O Estado veste terno, mas calça coturno

Na Faria Lima, o Brasil é Suíça. Nenhum helicóptero sobrevoa o asfalto caro, nenhum policial mascarado grita “perdeu!”. Os crimes são discretos, sofisticados, com gravatas de grife e planilhas offshore. Lá, quando o Estado chega, é de terno — e sempre com hora marcada.

Mas nas favelas do Alemão e da Penha, o mesmo Estado troca o terno por coturno. A operação começa ao nascer do sol, termina com o pôr da esperança, e o noticiário chama de “sucesso”. São mais de 130 vidas interrompidas, mas o verbo usado é “neutralizar”. A linguagem também mata — e com menos barulho.

Dizem que é guerra ao tráfio, mas o inimigo nunca tem sobrenome francês nem conta nas Ilhas Cayman. É sempre o menino preto de chinelo, o corpo caído no beco, o sangue escorrendo para o ralo — porque no Brasil até o sangue segue o curso da desigualdade.
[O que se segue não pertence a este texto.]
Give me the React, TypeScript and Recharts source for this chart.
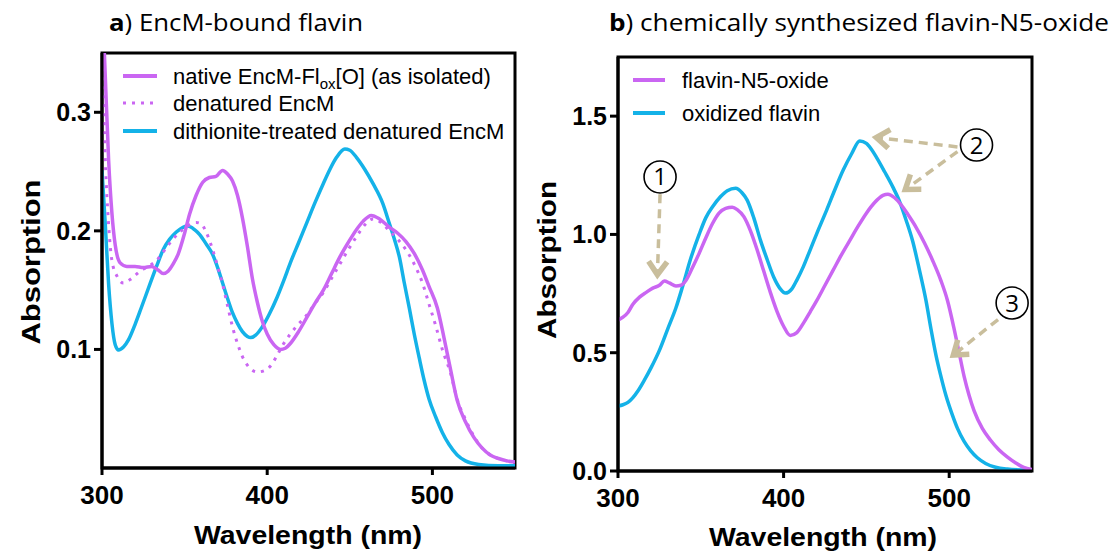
import React from 'react';
import { LineChart, Line, XAxis, YAxis, ReferenceArea, ReferenceLine, ReferenceDot } from 'recharts';

// ---------- Panel a: EncM-bound flavin ----------
const nativeWl = [300, 302, 304, 306, 308, 311, 315, 320, 325, 330, 334, 337, 340, 343, 346, 350, 353, 357, 361, 365, 369, 373, 376, 379, 382, 385, 388, 391, 394, 397, 400, 404, 408, 411, 414, 419, 424, 429, 434, 439, 444, 449, 454, 458, 463, 468, 474, 479, 484, 489, 494, 498, 503, 507, 511, 515, 520, 525, 530, 535, 540, 545, 550];
const nativeAbs = [0.40, 0.33, 0.26, 0.215, 0.188, 0.173, 0.170, 0.170, 0.169, 0.170, 0.167, 0.164, 0.166, 0.172, 0.180, 0.198, 0.214, 0.230, 0.241, 0.245, 0.246, 0.251, 0.248, 0.242, 0.230, 0.211, 0.187, 0.160, 0.140, 0.124, 0.113, 0.104, 0.100, 0.101, 0.105, 0.115, 0.127, 0.139, 0.150, 0.164, 0.178, 0.190, 0.201, 0.208, 0.213, 0.210, 0.203, 0.198, 0.191, 0.181, 0.167, 0.153, 0.135, 0.110, 0.083, 0.057, 0.039, 0.026, 0.017, 0.011, 0.008, 0.006, 0.005];

const denatWl = [300, 302, 304, 306, 309, 313, 318, 323, 328, 333, 338, 343, 348, 353, 357, 360, 363, 367, 370, 373, 376, 379, 382, 385, 389, 394, 398, 402, 406, 410, 414, 418, 424, 429, 434, 439, 444, 449, 454, 459, 464, 469, 474, 479, 484, 489, 494, 498, 502, 506, 511, 515, 520, 525, 530, 535, 540, 545, 550];
const denatAbs = [0.36, 0.26, 0.205, 0.175, 0.162, 0.156, 0.160, 0.166, 0.170, 0.175, 0.184, 0.193, 0.200, 0.205, 0.207, 0.206, 0.199, 0.184, 0.170, 0.155, 0.137, 0.119, 0.105, 0.094, 0.085, 0.081, 0.082, 0.086, 0.095, 0.105, 0.113, 0.120, 0.129, 0.139, 0.148, 0.160, 0.172, 0.184, 0.195, 0.205, 0.210, 0.207, 0.200, 0.193, 0.184, 0.172, 0.156, 0.138, 0.120, 0.100, 0.080, 0.058, 0.041, 0.027, 0.017, 0.011, 0.008, 0.006, 0.005];

const dithWl = [300, 302, 304, 306, 308, 310, 313, 316, 320, 324, 329, 333, 337, 341, 345, 349, 352, 356, 359, 363, 367, 370, 373, 376, 379, 382, 385, 388, 390, 393, 397, 401, 406, 410, 414, 419, 424, 429, 434, 438, 442, 447, 450, 454, 459, 464, 470, 474, 477, 480, 483, 486, 489, 492, 495, 498, 502, 506, 510, 515, 520, 528, 540, 550];
const dithAbs = [0.251, 0.205, 0.155, 0.122, 0.104, 0.0995, 0.102, 0.108, 0.121, 0.136, 0.155, 0.170, 0.184, 0.193, 0.199, 0.203, 0.204, 0.201, 0.197, 0.189, 0.180, 0.169, 0.156, 0.143, 0.131, 0.122, 0.115, 0.111, 0.110, 0.112, 0.119, 0.129, 0.144, 0.158, 0.173, 0.190, 0.207, 0.224, 0.240, 0.252, 0.262, 0.269, 0.268, 0.262, 0.252, 0.240, 0.223, 0.206, 0.193, 0.178, 0.156, 0.135, 0.113, 0.093, 0.074, 0.058, 0.043, 0.030, 0.020, 0.011, 0.006, 0.003, 0.002, 0.002];

const aYTicks = [0.1, 0.2, 0.3];
const xTicks = [300, 400, 500];

// ---------- Panel b: chemically synthesized flavin-N5-oxide ----------
const n5Wl = [300, 303, 306, 309, 313, 317, 321, 325, 328, 331, 335, 338, 341, 345, 349, 353, 357, 361, 365, 369, 372, 376, 380, 384, 388, 392, 396, 400, 404, 408, 412, 416, 420, 425, 430, 435, 440, 445, 450, 455, 460, 463, 467, 471, 475, 480, 485, 490, 495, 499, 503, 506, 509, 512, 515, 520, 525, 530, 535, 540, 545, 550];
const n5Abs = [0.638, 0.65, 0.67, 0.705, 0.735, 0.755, 0.773, 0.785, 0.803, 0.795, 0.782, 0.785, 0.805, 0.86, 0.92, 0.985, 1.045, 1.09, 1.11, 1.115, 1.105, 1.075, 1.015, 0.935, 0.845, 0.755, 0.675, 0.612, 0.573, 0.585, 0.625, 0.672, 0.72, 0.785, 0.85, 0.915, 0.975, 1.035, 1.09, 1.135, 1.165, 1.17, 1.155, 1.125, 1.085, 1.03, 0.965, 0.89, 0.805, 0.72, 0.6, 0.5, 0.4, 0.32, 0.255, 0.18, 0.13, 0.09, 0.06, 0.035, 0.015, 0.006];

const oxWl = [300, 303, 306, 309, 312, 316, 320, 325, 330, 335, 339, 344, 349, 353, 357, 362, 366, 371, 375, 378, 382, 386, 390, 394, 398, 401, 405, 408, 412, 416, 421, 426, 431, 436, 441, 446, 450, 453, 456, 461, 466, 470, 474, 478, 482, 486, 489, 492, 495, 498, 502, 505, 509, 513, 517, 522, 528, 535, 545, 550];
const oxAbs = [0.275, 0.28, 0.29, 0.31, 0.338, 0.385, 0.437, 0.51, 0.6, 0.69, 0.78, 0.9, 1.0, 1.07, 1.116, 1.16, 1.185, 1.195, 1.175, 1.145, 1.07, 0.976, 0.895, 0.82, 0.77, 0.752, 0.77, 0.807, 0.865, 0.934, 1.02, 1.103, 1.19, 1.272, 1.34, 1.395, 1.385, 1.36, 1.327, 1.265, 1.2, 1.14, 1.06, 0.97, 0.85, 0.72, 0.6, 0.49, 0.4, 0.32, 0.235, 0.18, 0.125, 0.085, 0.056, 0.032, 0.016, 0.008, 0.004, 0.003];

const bYTicks = [0, 0.5, 1.0, 1.5];

// annotation anchor points (data coordinates)
const markerLabels = ['1', '2', '3'];
const markerWl = [325.4, 516.5, 538];
const markerAbs = [1.243, 1.378, 0.71];
const arrowFrom = [[325.4, 1.17], [505, 1.37], [505, 1.35], [529.5, 0.64]];
const arrowTo = [[323.8, 0.83], [456, 1.41], [473.5, 1.19], [502.5, 0.49]];

const PURPLE = '#CA66F2';
const BLUE = '#14B2E8';
const TAN = '#C9BE9C';
const FONT = '"Liberation Sans", Arial, sans-serif';
const TFONT = '"Open Sans", sans-serif';

const toData = (wl: number[], ab: number[]) => wl.map((x, i) => ({ x, y: ab[i] }));

const ArrowShape = (p: any) => {
  const { x1, y1, x2, y2 } = p;
  const ang = Math.atan2(y2 - y1, x2 - x1);
  const L = 16;
  const a = 0.62;
  const hx1 = x2 - L * Math.cos(ang - a);
  const hy1 = y2 - L * Math.sin(ang - a);
  const hx2 = x2 - L * Math.cos(ang + a);
  const hy2 = y2 - L * Math.sin(ang + a);
  const sx = x2 - 4 * Math.cos(ang);
  const sy = y2 - 4 * Math.sin(ang);
  return (
    <g>
      <line x1={x1} y1={y1} x2={sx} y2={sy} stroke={TAN} strokeWidth={3.5} strokeDasharray="9 6" />
      <polyline points={`${hx1},${hy1} ${x2},${y2} ${hx2},${hy2}`} fill="none" stroke={TAN} strokeWidth={5.5} strokeLinejoin="miter" />
    </g>
  );
};

const CircleNum = (label: string) => (p: any) => (
  <g>
    <circle cx={p.cx} cy={p.cy} r={16} fill="#fff" stroke="#000" strokeWidth={1.6} />
    <text x={p.cx} y={p.cy + 8.5} textAnchor="middle" fontFamily={TFONT} fontSize={24} fill="#000">{label}</text>
  </g>
);

const tickStyleY = { fontFamily: FONT, fontWeight: 700, fontSize: 25, fill: '#000' };
const tickStyleX = { fontFamily: FONT, fontWeight: 700, fontSize: 26, fill: '#000' };
const axisLine = { stroke: '#000', strokeWidth: 3 };

export default function App() {
  return (
    <div style={{ position: 'absolute', left: 0, top: 0, width: 1120, height: 554, background: '#fff', overflow: 'hidden' }}>
      <div style={{ position: 'absolute', left: 0, top: 0 }}>
        <LineChart width={545} height={554} margin={{ top: 53, right: 30, left: 32, bottom: 36 }}>
          <XAxis dataKey="x" type="number" domain={[300, 550]} ticks={xTicks} allowDataOverflow
            axisLine={axisLine} tickLine={axisLine} tickSize={7} tickMargin={11} tick={tickStyleX} height={50} />
          <YAxis type="number" domain={[0, 0.35]} ticks={aYTicks} allowDataOverflow width={70}
            axisLine={axisLine} tickLine={axisLine} tickSize={8} tickMargin={3} tick={tickStyleY} />
          <ReferenceArea x1={300} x2={550} y1={0} y2={0.35} fill="none" stroke="#000" strokeWidth={3} fillOpacity={0} />
          <Line data={toData(dithWl, dithAbs)} dataKey="y" type="monotone" stroke={BLUE} strokeWidth={3.5} dot={false} isAnimationActive={false} />
          <Line data={toData(denatWl, denatAbs)} dataKey="y" type="monotone" stroke={PURPLE} strokeWidth={3} strokeDasharray="3 6" dot={false} isAnimationActive={false} />
          <Line data={toData(nativeWl, nativeAbs)} dataKey="y" type="monotone" stroke={PURPLE} strokeWidth={3.5} dot={false} isAnimationActive={false} />
        </LineChart>
      </div>
      <div style={{ position: 'absolute', left: 530, top: 0 }}>
        <LineChart width={540} height={554} margin={{ top: 57, right: 38, left: 18, bottom: 33 }}>
          <XAxis dataKey="x" type="number" domain={[300, 550]} ticks={xTicks} allowDataOverflow
            axisLine={axisLine} tickLine={axisLine} tickSize={7} tickMargin={11} tick={tickStyleX} height={50} />
          <YAxis type="number" domain={[0, 1.75]} ticks={bYTicks} allowDataOverflow width={70}
            tickFormatter={(v: number) => v.toFixed(1)}
            axisLine={axisLine} tickLine={axisLine} tickSize={8} tickMargin={3} tick={tickStyleY} />
          <ReferenceArea x1={300} x2={550} y1={0} y2={1.75} fill="none" stroke="#000" strokeWidth={3} fillOpacity={0} />
          <Line data={toData(oxWl, oxAbs)} dataKey="y" type="monotone" stroke={BLUE} strokeWidth={3.5} dot={false} isAnimationActive={false} />
          <Line data={toData(n5Wl, n5Abs)} dataKey="y" type="monotone" stroke={PURPLE} strokeWidth={3.5} dot={false} isAnimationActive={false} />
          {arrowFrom.map((f, i) => (
            <ReferenceLine key={'ar' + i} segment={[{ x: f[0], y: f[1] }, { x: arrowTo[i][0], y: arrowTo[i][1] }]} shape={ArrowShape} ifOverflow="visible" />
          ))}
          {markerLabels.map((l, i) => (
            <ReferenceDot key={'m' + i} x={markerWl[i]} y={markerAbs[i]} r={16} shape={CircleNum(l)} ifOverflow="visible" />
          ))}
        </LineChart>
      </div>
      <svg width={1120} height={554} style={{ position: 'absolute', left: 0, top: 0, pointerEvents: 'none' }}>
        {/* titles */}
        <text x={109} y={31} fontFamily={TFONT} fontSize={24} fill="#000" textLength={254} lengthAdjust="spacingAndGlyphs">
          <tspan fontWeight={700}>a</tspan>) EncM-bound flavin
        </text>
        <text x={609} y={31} fontFamily={TFONT} fontSize={24} fill="#000" textLength={500} lengthAdjust="spacingAndGlyphs">
          <tspan fontWeight={700}>b</tspan>) chemically synthesized flavin-N5-oxide
        </text>
        {/* axis titles */}
        <text x={308} y={544} textAnchor="middle" fontFamily={FONT} fontWeight={700} fontSize={26} fill="#000" textLength={228} lengthAdjust="spacingAndGlyphs">Wavelength (nm)</text>
        <text x={823} y={546} textAnchor="middle" fontFamily={FONT} fontWeight={700} fontSize={26} fill="#000" textLength={228} lengthAdjust="spacingAndGlyphs">Wavelength (nm)</text>
        <text transform="translate(40,262) rotate(-90)" textAnchor="middle" fontFamily={FONT} fontWeight={700} fontSize={26} fill="#000" textLength={165} lengthAdjust="spacingAndGlyphs">Absorption</text>
        <text transform="translate(556,260) rotate(-90)" textAnchor="middle" fontFamily={FONT} fontWeight={700} fontSize={26} fill="#000" textLength={158} lengthAdjust="spacingAndGlyphs">Absorption</text>
        {/* legend a */}
        <line x1={123} x2={157} y1={76} y2={76} stroke={PURPLE} strokeWidth={4} />
        <line x1={123} x2={157} y1={103} y2={103} stroke={PURPLE} strokeWidth={3} strokeDasharray="3 6" />
        <line x1={123} x2={157} y1={131} y2={131} stroke={BLUE} strokeWidth={4} />
        <text x={173} y={84} fontFamily={FONT} fontSize={22} fill="#000">
          native EncM-Fl<tspan dy={5} fontSize={15}>ox</tspan><tspan dy={-5}>[O] (as isolated)</tspan>
        </text>
        <text x={173} y={111} fontFamily={FONT} fontSize={22} fill="#000">denatured EncM</text>
        <text x={173} y={139} fontFamily={FONT} fontSize={22} fill="#000">dithionite-treated denatured EncM</text>
        {/* legend b */}
        <line x1={633} x2={665} y1={80} y2={80} stroke={PURPLE} strokeWidth={4} />
        <line x1={633} x2={665} y1={113} y2={113} stroke={BLUE} strokeWidth={4} />
        <text x={682} y={88} fontFamily={FONT} fontSize={22} fill="#000">flavin-N5-oxide</text>
        <text x={682} y={121} fontFamily={FONT} fontSize={22} fill="#000">oxidized flavin</text>
      </svg>
    </div>
  );
}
Enquanto isso, o mesmo crime organizado que controla a economia não precisa se esconder. Ele patrocina campanhas, financia consultorias, constrói torres de vidro. Chama-se “mercado”. E o mercado é tão poderoso que nem a bala perdida se atreve a atravessar a Marginal Pinheiros.
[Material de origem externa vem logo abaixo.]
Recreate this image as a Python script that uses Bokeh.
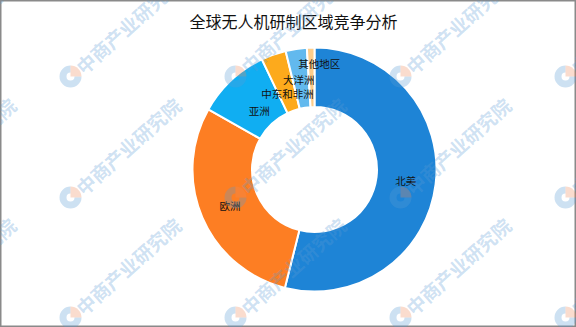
import math
from bokeh.plotting import figure
from bokeh.models import Range1d, ColumnDataSource
from bokeh.core.properties import value
from bokeh.embed import file_html
from bokeh.resources import INLINE

# ---- data ----
title_text = "全球无人机研制区域竞争分析"
regions = ["北美", "欧洲", "亚洲", "中东和非洲", "大洋洲", "其他地区"]
shares = [53.9, 29.3, 9.7, 3.3, 2.8, 1.0]
colors = ["#1e84d6", "#fd7e23", "#10aef2", "#fdaa1c", "#62b9ee", "#fdcd8a"]
watermark_text = "中商产业研究院"

W, H = 576, 327
FONT = "Noto Sans CJK SC"

p = figure(width=W, height=H, output_backend="svg", toolbar_location=None,
           x_range=Range1d(0, W), y_range=Range1d(0, H), min_border=0)
p.axis.visible = False
p.grid.visible = False
p.background_fill_color = "white"
p.border_fill_color = "white"
p.outline_line_color = "#8a8a8a"
p.outline_line_width = 2

# ---- donut ----
cx, cy = 314, H - 169
r_out, r_in = 122, 62.5
total = float(sum(shares))
starts, ends, mids = [], [], []
acc = 0.0
for s in shares:
    a0 = acc / total
    acc += s
    a1 = acc / total
    starts.append(math.pi / 2 - a0 * 2 * math.pi)
    ends.append(math.pi / 2 - a1 * 2 * math.pi)
    mids.append((a0 + a1) / 2 * 2 * math.pi)  # clockwise from top

src = ColumnDataSource(dict(start=starts, end=ends, color=colors, region=regions, share=shares))
p.annular_wedge(x=cx, y=cy, inner_radius=r_in, outer_radius=r_out,
                start_angle="start", end_angle="end", direction="clock",
                fill_color="color", line_color="white", line_width=2, source=src)

# labels (radius per label and small x nudges, like the original's best-fit)
label_r = [92, 92, 81, 80.5, 91, 106]
label_dx = [0, 0, 0, 0, -2, 8]
lx = [cx + r * math.sin(m) + d for r, m, d in zip(label_r, mids, label_dx)]
ly = [cy + r * math.cos(m) for r, m in zip(label_r, mids)]
p.text(x=lx, y=ly, text=regions, text_align="center", text_baseline="middle",
       text_font=value(FONT), text_font_size="10.5px", text_color="#111111")

# ---- title ----
p.text(x=[293], y=[H - 20], text=[title_text], text_align="center", text_baseline="middle",
       text_font=value(FONT), text_font_size="16px", text_color="#111111")

# ---- watermarks ----
wm_x, wm_y = [], []
for col in [-95, 70, 235, 400, 565]:
    for row in [76, 197, 317]:
        wm_x.append(col)
        wm_y.append(H - row)
ang = math.radians(42)
p.annular_wedge(x=wm_x, y=wm_y, inner_radius=4, outer_radius=11,
                start_angle=math.pi / 2, end_angle=2 * math.pi,
                fill_color="#5b9bd5", fill_alpha=0.3, line_color=None)
p.wedge(x=wm_x, y=wm_y, radius=11, start_angle=0, end_angle=math.pi / 2,
        fill_color="#f08a5d", fill_alpha=0.3, line_color=None)
p.text(x=[x + 8 for x in wm_x], y=[y + 7 for y in wm_y], text=[watermark_text] * len(wm_x),
       angle=ang, text_align="left", text_baseline="middle",
       text_font=value(FONT), text_font_size="19px", text_font_style="bold",
       text_color="#5b9bd5", text_alpha=0.3)

open("out.html", "w").write(file_html(p, INLINE))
No Rio, o Estado parece uma empresa de segurança terceirizada. Protege o que tem valor de mercado e elimina o que não tem. A cada operação, uma estatística nova; a cada corpo, uma justificativa antiga. Chama-se “segurança pública”, mas soa mais como “higienização social”.

Talvez devêssemos parar de chamar essas chacinas de tragédias. Tragédia tem destino e acaso; aqui há método e endereço certo. E como lembrou alguém lúcido, quando o CEP é nobre, o Estado negocia; quando é favela, ele executa.

O Brasil é um país onde o mapa da violência coincide com o mapa da pobreza. Onde a cor define o calibre que te alcança. Onde a vida vale menos que a manchete. E, no fim, os mesmos que mandam atirar posam de gestores da ordem, com discursos sobre meritocracia e “cidadão de bem”.

Enquanto isso, nas vielas de um país partido, mães choram filhos que nunca tiveram chance de ser suspeitos de colarinho branco.

Essa é a falência do Rio — e, por tabela, do Brasil: um Estado que se acha civilizado demais para o diálogo e bárbaro demais para a justiça.